Version 5.8 is significant in part because it is binary incompatible with previous versions. This is the only place where backward-incompatibility is relevant, as Perl 5 continues to be able to run the vast majority of programs that were executable under 5.0. This version also implemented the first major Unicode overhaul and a new Perl IO susbsystem

Version 5.10 added the feature pragma as well as the switch feature, which added language words given, when, and default and the smart-match operator ~~. state variables are new, and there are many significant enhancements to the regular expression syntax

Version 5.14 added non-destructive operation of s/// and tr///, as well as support for Unicode 6 and IPv6

These are only the major changes that come to mind. Of course there are countless more less noticeable ones, and many bug fixes and optimisations

Perl is in the unfortunate position where, because of the existence of the Perl 6 project, it must continue to increment its minor version even when major changes are made to the language. It is also in the nature of Perl that, partly because it doesn't have a prescribed syntax tree, it is much more straightforward to add language features than it would be for more tightly-defined designs

In summary, my answer to your question is that it is very dependent on the subject matter whether versioned topic tags are useful of not. But as long as a question carries the unversioned tag as well, any number of versioned ones can be added without any detriment, and you are doing no one a service by starting a one-man crusade to remove versioned tags wholesale

  • 3
    I generally agree, with the provision that the summary advice really applies only to someone without 2k editing. Otherwise, you seem to be suggesting that version tags can never need burninating, which I think is wrong, and certainly needs a great deal more rationale to accept. Commented Jul 19, 2015 at 2:00

Tags are keywords or labels that categorize and group your question with other, similar questions.

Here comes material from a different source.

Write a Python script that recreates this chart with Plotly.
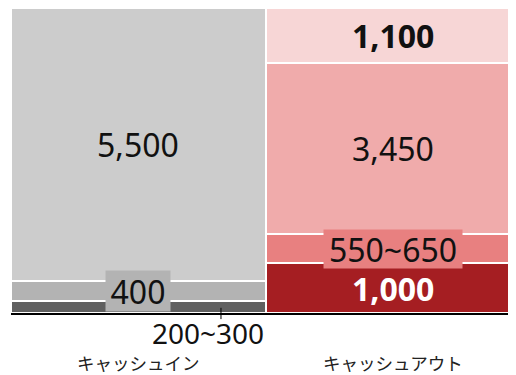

Having only one tag would crowd one tag too much, and people interested in just a newer version of language would have to come across all those useless (for them) questions. Different version of languages have many changes, and sometimes different enough that a person familiar with an older version finds it difficult to cope up with a newer version (consider, HTML 4 and 5).

So, there shouldn't be only one tag for a language.

  • 4
    The key is also that there should be a significant difference. (like I understand is true for python2 and python3.). It depends on the users of that tag if perl5.14 is really that much different from perl5.12 that a version tag is needed. if perl5 will do those minor version tags are better burniated.
    – rene
    Commented Jul 18, 2015 at 14:11

I think that there isn't one universal rule to manage specific version/minor tags because it heavily depends on the versioning scheme (if any) used from the sofware/language author[s].

Without a versioning scheme, every version of the software could contains breaking changes. So it's possible that something true (e.g. a documented behaviour) for 1.0.1, became false in 1.0.2. With software like these we're doomed to the tag-hell: only the work of the community can prevent this, doing an evaluation on a case by case basis (the perl case analyzed by duskwuff is a good example).

With a clear and unambiguous versioning scheme, like semantic versioning, these problems should be mitigated. If I ask a question about 1.0.1, 1.0.2, 1.0.3..., this is always a question about 1.0: in the details (description) I'll add the specific version (e.g. 1.0.3) to help others understand if it's a problem related to 1.0.3 or not. So, in this case, only software, software-X, software-X.Y tags should be used if necessary. Even in this case, the community role isn't replaceable.

Fortunately the semantic versioning scheme is being adopted from many and many projects (not only opensource). For an interesting example see the differences of the groovy versioning scheme pre and post 2.0.